You can do this by typing packagename::function()
. If the
package is installed, it will allow you to use that function without
calling library(packagename)
first. This may also be useful
in cases where you want to allow the reader of your code to easily
understand what package you used for a certain function.
Demonstration
First, we need to install a package. This will often generate a lot of text in your console. This is nothing to worry about. In most cases, it is enough to look at the last few messages, they will tell you what went wrong or whether everything went right.
R
install.packages("dplyr")
OUTPUT
The following package(s) will be installed:
- dplyr [1.1.4]
These packages will be installed into "~/work/r-for-empra/r-for-empra/renv/profiles/lesson-requirements/renv/library/linux-ubuntu-jammy/R-4.5/x86_64-pc-linux-gnu".
# Installing packages --------------------------------------------------------
- Installing dplyr ... OK [linked from cache]
Successfully installed 1 package in 4.9 milliseconds.
Then, we will need to load the package to make its functions
available for use. For most packages, this will also print a lot of
messages in the console in the bottom left. Again, this is usually
harmless. If something does go wrong, you will see the word
Error:
along with a message somewhere.
Warnings:
can often be ignored in package installation.
R
# Loading the package dplyr
library(dplyr)
OUTPUT
Attaching package: 'dplyr'
OUTPUT
The following objects are masked from 'package:stats':
filter, lag
OUTPUT
The following objects are masked from 'package:base':
intersect, setdiff, setequal, union
Now we can use all the functions that dplyr
provides.
Let’s start by using glimpse()
to get a quick glance at
some data. For this case, we are using the iris
data, that
comes with your default R installation.
R
# iris is a dataset provided as default in R
glimpse(iris)
OUTPUT
Rows: 150
Columns: 5
$ Sepal.Length <dbl> 5.1, 4.9, 4.7, 4.6, 5.0, 5.4, 4.6, 5.0, 4.4, 4.9, 5.4, 4.…

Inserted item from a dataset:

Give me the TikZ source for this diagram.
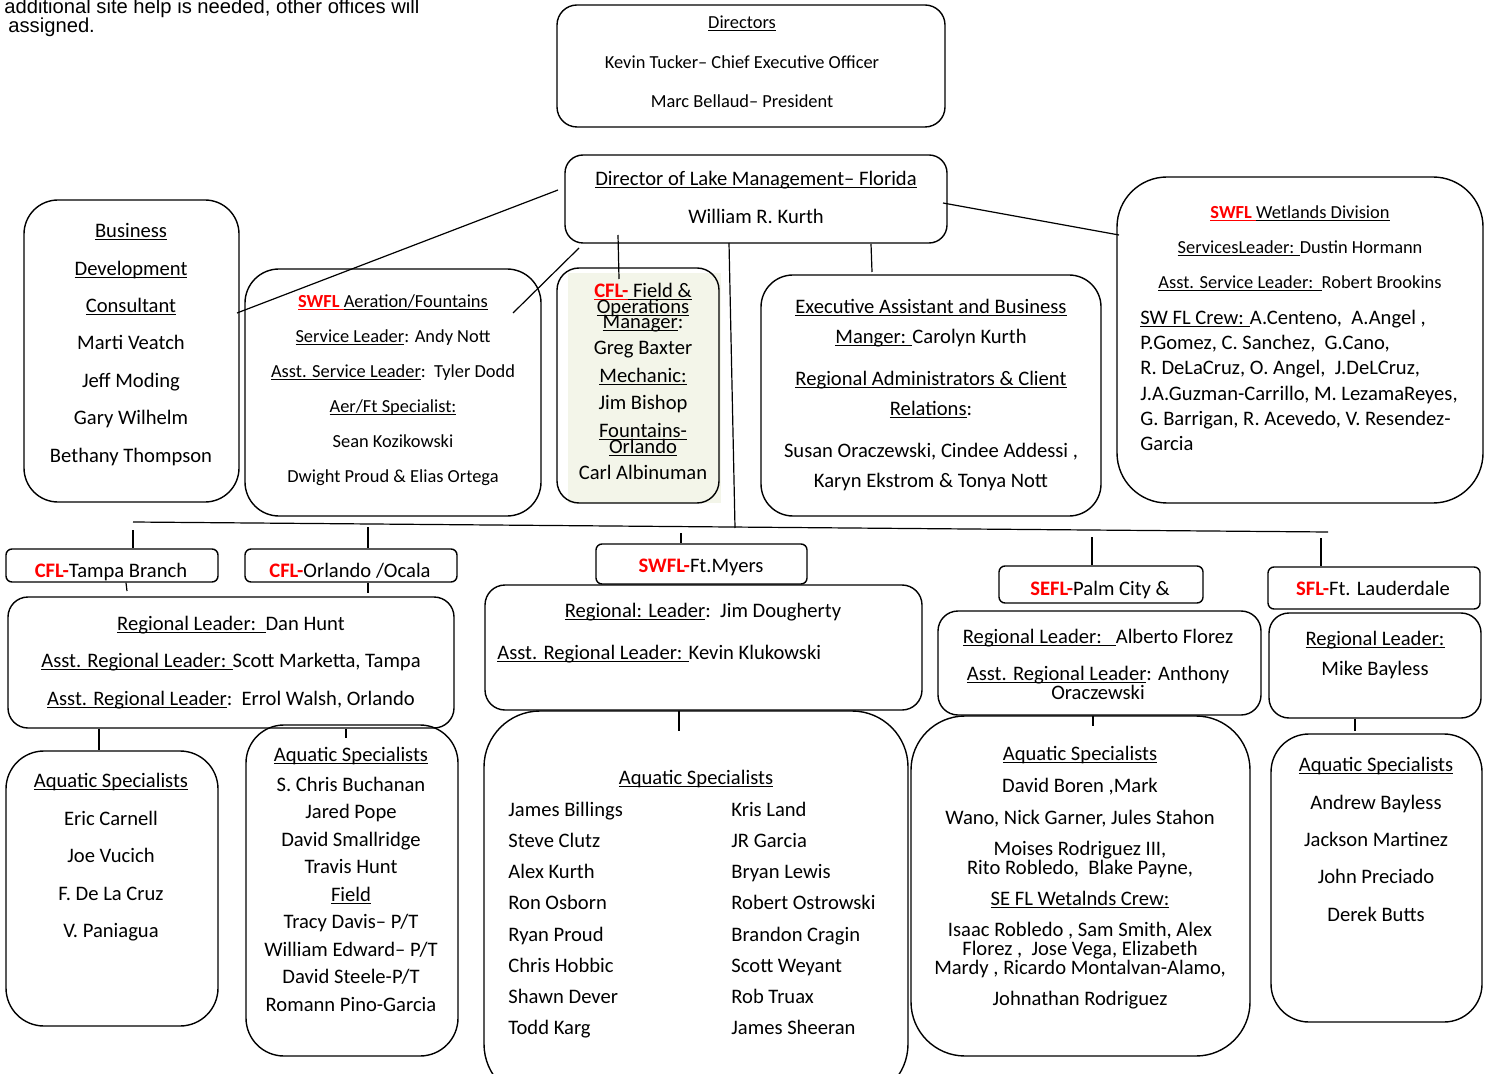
\documentclass[tikz,border=0pt]{standalone}
\usepackage{fontspec}
\setmainfont{Carlito}
\newfontfamily\arialfont{Liberation Sans}
\usepackage{tikz}
\usetikzlibrary{fit}
\definecolor{fieldfill}{HTML}{F3F5E9}
\definecolor{branchred}{HTML}{FF0000}
\newcommand{\uln}[1]{\setbox0\hbox{#1}\rlap{\rule[-1.4pt]{\wd0}{0.55pt}}\box0}
\newcommand{\rd}[1]{\textcolor{branchred}{\textbf{#1}}}

\begin{document}
\begin{tikzpicture}[
  x=0.5pt, y=-0.5pt,
  box/.style={draw, line width=0.7pt, inner sep=0pt},
  ln/.style={anchor=base, yshift=-3.8pt, inner sep=0pt, font=\fontsize{10.3}{12}\selectfont},
  sm/.style={ln, font=\fontsize{9.2}{11}\selectfont},
  lw/.style={ln, anchor=base west},
  wire/.style={line width=0.6pt},
  note/.style={anchor=base west, inner sep=0pt, font=\arialfont\fontsize{10.1}{12}\selectfont}
]
\useasboundingbox (0,0) rectangle (1491,1074);

% note at top left
\node[note] (note1) at (4,14) {additional site help is needed, other offices will};
\node[note] (note2) at (8,33) {assigned.};

% top boxes
\node[box, rounded corners=10pt, fit={(557,5) (945,127)}] (dirs) {};
\node[box, rounded corners=9pt, fit={(565,155) (947,243)}] (dlm) {};
\node[box, rounded corners=17pt, fit={(24,200) (239,502)}] (biz) {};
\node[box, rounded corners=17pt, fit={(245,269) (541,516)}] (aer) {};
\fill[fieldfill] (568,273) rectangle (721,503);
\node[box, rounded corners=11pt, fit={(557,268) (719,503)}] (fld) {};
\node[box, rounded corners=16pt, fit={(761,275) (1101,516)}] (exec) {};
\node[box, rounded corners=25pt, fit={(1117,177) (1483,503)}] (wetl) {};

\foreach \yy/\tx [count=\i] in {21/{\uln{Directors}}, 61/{Kevin Tucker– Chief Executive Officer}, 100/{Marc Bellaud– President}}
  \node[sm] (dirs-\i) at (742,\yy) {\tx};
\foreach \yy/\tx [count=\i] in {178/{\uln{Director of Lake Management– Florida}}, 216/{William R. Kurth}}
  \node[ln] (dlm-\i) at (756,\yy) {\tx};
\foreach \yy/\tx [count=\i] in {230/{\uln{Business}}, 268/{\uln{Development}}, 305/{\uln{Consultant}}, 342/{Marti Veatch}, 380/{Jeff Moding}, 417/{Gary Wilhelm}, 455/{Bethany Thompson}}
  \node[ln] (biz-\i) at (131,\yy) {\tx};
\foreach \yy/\tx [count=\i] in {300/{\textcolor{branchred}{\uln{\textbf{SWFL }}}\uln{Aeration/Fountains}}, 335/{\uln{Service Leader}: Andy Nott}, 370/{\uln{Asst. Service Leader}:\ \ Tyler Dodd}, 405/{\uln{Aer/Ft Specialist:}}, 440/{Sean Kozikowski}, 475/{Dwight Proud \& Elias Ortega}}
  \node[sm] (aer-\i) at (393,\yy) {\tx};
\foreach \yy/\tx [count=\i] in {290/{\textcolor{branchred}{\uln{\textbf{CFL-}}}\uln{ Field \&}}, 306/{\uln{Operations}}, 321/{\uln{Manager}:}, 347/{Greg Baxter}, 375/{\uln{Mechanic:}}, 402/{Jim Bishop}, 430/{\uln{Fountains-}}, 446/{\uln{Orlando}}, 472/{Carl Albinuman}}
  \node[ln] (fld-\i) at (643,\yy) {\tx};
\foreach \yy/\tx [count=\i] in {306/{\uln{Executive Assistant and Business}}, 336/{\uln{Manger: }Carolyn Kurth}, 378/{\uln{Regional Administrators \& Client}}, 408/{\uln{Relations}:}, 450/{Susan Oraczewski, Cindee Addessi ,}, 480/{Karyn Ekstrom \& Tonya Nott}}
  \node[ln] (exec-\i) at (931,\yy) {\tx};
\foreach \yy/\tx [count=\i] in {211/{\textcolor{branchred}{\uln{\textbf{SWFL }}}\uln{Wetlands Division}}, 246/{\uln{ServicesLeader: }Dustin Hormann}, 281/{\uln{Asst. Service Leader:\ \ }Robert Brookins}}
  \node[sm] (wetl-\i) at (1300,\yy) {\tx};
\foreach \yy/\tx [count=\i] in {317/{\uln{SW FL Crew: }A.Centeno,\ \ A.Angel ,}, 342/{P.Gomez, C. Sanchez,\ \ G.Cano,}, 367/{R. DeLaCruz, O. Angel,\ \ J.DeLCruz,}, 393/{J.A.Guzman-Carrillo, M. LezamaReyes,}, 418/{G. Barrigan, R. Acevedo, V. Resendez-}, 443/{Garcia}}
  \node[lw] (crew-\i) at (1140,\yy) {\tx};

% links from director of lake management
\coordinate (kBizA) at (558,190);   \coordinate (kBizB) at (237,313);
\coordinate (kAerA) at (579,248);   \coordinate (kAerB) at (513,313);
\coordinate (kFldA) at (618,235);   \coordinate (kFldB) at (619,279);
\coordinate (kBusA) at (729,243);   \coordinate (kBusB) at (735,528);
\coordinate (kExeA) at (871,244);   \coordinate (kExeB) at (872,272);
\coordinate (kWetA) at (943,203);   \coordinate (kWetB) at (1119,235);
\draw[wire] (kBizA) -- (kBizB);
\draw[wire] (kAerA) -- (kAerB);
\draw[wire] (kFldA) -- (kFldB);
\draw[wire] (kBusA) -- (kBusB);
\draw[wire] (kExeA) -- (kExeB);
\draw[wire] (kWetA) -- (kWetB);

% branch bus
\coordinate (busL) at (133,522);
\coordinate (busR) at (1328,532);
\draw[wire] (busL) -- (busR);

% branch offices
\node[box, rounded corners=3pt, fit={(6,549) (218,582)}] (tampa) {};
\node[box, rounded corners=3pt, fit={(245,549) (457,582)}] (orl) {};
\node[box, rounded corners=3pt, fit={(596,544) (807,584)}] (ftm) {};
\node[box, rounded corners=3pt, fit={(999,566) (1203,603)}] (sefl) {};
\node[box, rounded corners=3pt, fit={(1268,567) (1480,609)}] (sfl) {};
\node[ln] (tampa-1) at (111,570) {\rd{CFL-}Tampa Branch};
\node[ln] (orl-1) at (350,570) {\rd{CFL-}Orlando /Ocala};
\node[ln] (ftm-1) at (701,565) {\rd{SWFL-}Ft.Myers};
\node[ln] (sefl-1) at (1100,588) {\rd{SEFL-}Palm City \&};
\node[ln] (sfl-1) at (1373,588) {\rd{SFL-}Ft. Lauderdale};

\coordinate (tTampa) at (133,530);  \coordinate (tOrl) at (368,527);
\coordinate (tFtm) at (681,533);    \coordinate (tSefl) at (1092,537);
\coordinate (tSfl) at (1321,538);
\draw[wire] (tTampa) -- (tTampa |- tampa.north);
\draw[wire] (tOrl) -- (tOrl |- orl.north);
\draw[wire] (tFtm) -- (tFtm |- ftm.north);
\draw[wire] (tSefl) -- (tSefl |- sefl.north);
\draw[wire] (tSfl) -- (tSfl |- sfl.north);

% regional leaders
\node[box, rounded corners=10pt, fit={(8,597) (454,728)}] (cflreg) {};
\node[box, rounded corners=10pt, fit={(485,585) (922,710)}] (ftmreg) {};
\node[box, rounded corners=10pt, fit={(938,611) (1261,715)}] (seflreg) {};
\node[box, rounded corners=10pt, fit={(1269,613) (1481,718)}] (sflreg) {};

\foreach \yy/\tx [count=\i] in {623/{\uln{Regional Leader:\ \ }Dan Hunt}, 660/{\uln{Asst. Regional Leader: }Scott Marketta, Tampa}, 698/{\uln{Asst. Regional Leader}:\ \ Errol Walsh, Orlando}}
  \node[ln] (cflreg-\i) at (231,\yy) {\tx};
\node[ln] (ftmreg-1) at (703,610) {\uln{Regional: Leader}:\ \ Jim Dougherty};
\node[lw] (ftmreg-2) at (497,652) {\uln{Asst. Regional Leader: }Kevin Klukowski};
\foreach \yy/\tx [count=\i] in {636/{\uln{Regional Leader:\ \ \ }Alberto Florez}, 673/{\uln{Asst. Regional Leader}: Anthony}, 692/{Oraczewski}}
  \node[ln] (seflreg-\i) at (1098,\yy) {\tx};
\foreach \yy/\tx [count=\i] in {638/{\uln{Regional Leader:}}, 668/{Mike Bayless}}
  \node[ln] (sflreg-\i) at (1375,\yy) {\tx};

\draw[wire] (tampa.south -| 126,0) -- (127,591);
\draw[wire] (orl.south -| 368,0) -- (368,593);

% aquatic specialists
\node[box, rounded corners=19pt, fit={(6,751) (218,1026)}] (tampaaq) {};
\node[box, rounded corners=19pt, fit={(246,725) (458,1056)}] (orlaq) {};
\node[box, rounded corners=28pt, fit={(484,711) (908,1100)}] (ftmaq) {};
\node[box, rounded corners=27pt, fit={(911,716) (1250,1056)}] (seflaq) {};
\node[box, rounded corners=19pt, fit={(1271,734) (1482,1022)}] (sflaq) {};

\draw[wire] (cflreg.south -| 99,0) -- (tampaaq.north -| 99,0);
\draw[wire] (cflreg.south -| 346,0) -- (346,738);
\draw[wire] (ftmreg.south -| 679,0) -- (679,731);
\draw[wire] (seflreg.south -| 1093,0) -- (1093,726);
\draw[wire] (sflreg.south -| 1355,0) -- (1355,731);

\foreach \yy/\tx [count=\i] in {780/{\uln{Aquatic Specialists}}, 818/{Eric Carnell}, 855/{Joe Vucich}, 893/{F. De La Cruz}, 930/{V. Paniagua}}
  \node[ln] (tampaaq-\i) at (111,\yy) {\tx};
\foreach \yy/\tx [count=\i] in {754/{\uln{Aquatic Specialists}}, 784/{S. Chris Buchanan}, 811/{Jared Pope}, 839/{David Smallridge}, 866/{Travis Hunt}, 894/{\uln{Field}}, 921/{Tracy Davis– P/T}, 949/{William Edward– P/T}, 976/{David Steele-P/T}, 1004/{Romann Pino-Garcia}}
  \node[ln] (orlaq-\i) at (351,\yy) {\tx};
\node[ln] (ftmaq-0) at (696,777) {\uln{Aquatic Specialists}};
\foreach \yy/\ta/\tb [count=\i] in {809/James Billings/Kris Land, 840/Steve Clutz/JR Garcia, 871/Alex Kurth/Bryan Lewis, 902/Ron Osborn/Robert Ostrowski, 934/Ryan Proud/Brandon Cragin, 965/Chris Hobbic/Scott Weyant, 996/Shawn Dever/Rob Truax, 1027/Todd Karg/James Sheeran} {
  \node[lw] (ftmaqL-\i) at (508,\yy) {\ta};
  \node[lw] (ftmaqR-\i) at (731,\yy) {\tb};
}
\foreach \yy/\tx [count=\i] in {753/{\uln{Aquatic Specialists}}, 785/{David Boren ,Mark}, 817/{Wano, Nick Garner, Jules Stahon}, 848/{Moises Rodriguez III,}, 867/{Rito Robledo,\ \ Blake Payne,}, 898/{\uln{SE FL Wetalnds Crew:}}, 929/{Isaac Robledo , Sam Smith, Alex}, 948/{Florez ,\ \ Jose Vega, Elizabeth}, 967/{Mardy , Ricardo Montalvan-Alamo,}, 998/{Johnathan Rodriguez}}
  \node[ln] (seflaq-\i) at (1080,\yy) {\tx};
\foreach \yy/\tx [count=\i] in {764/{\uln{Aquatic Specialists}}, 802/{Andrew Bayless}, 839/{Jackson Martinez}, 876/{John Preciado}, 914/{Derek Butts}}
  \node[ln] (sflaq-\i) at (1376,\yy) {\tx};

\end{tikzpicture}
\end{document}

$ Sepal.Width <dbl> 3.5, 3.0, 3.2, 3.1, 3.6, 3.9, 3.4, 3.4, 2.9, 3.1, 3.7, 3.…
$ Petal.Length <dbl> 1.4, 1.4, 1.3, 1.5, 1.4, 1.7, 1.4, 1.5, 1.4, 1.5, 1.5, 1.…
$ Petal.Width <dbl> 0.2, 0.2, 0.2, 0.2, 0.2, 0.4, 0.3, 0.2, 0.2, 0.1, 0.2, 0.…
$ Species <fct> setosa, setosa, setosa, setosa, setosa, setosa, setosa, s…
R
# Using a function without loading the entire package
# dplyr::glimpse(iris)
Here, we can see that iris
has 150 rows (or
observations) and 5 columns (or variables). The first four variables are
size measurements regarding length and width of sepal and petal and the
fifth variable is a variable containing the species of flower.
Challenges
Challenge 1:
Install the following packages: dplyr
,
ggplot2
, and psych
.
Challenge 2:
Load the package dplyr
and get an overview of the data
mtcars
using glimpse()
.
Challenge 3:
Figure out what kind of data mtcars
contains. Make a
list of the columns in the dataset and what they might mean.
Hint
You are allowed to use Google (or other sources) for this. It is common practice to google information you don’t know or look online for code that might help.
Challenge 4:
Use the function describe()
from the package
psych
without loading it first.
What differences do you notice between glimpse()
and
describe()
?
Key Points
- R packages are “add-ons” to R, they provide useful new tools.
- Install a package using
install.packages("packagename")
. - Use a package using
library(packagename)
at the beginning of your script. - Use
::
to access specific functions from a package without loading it entirely.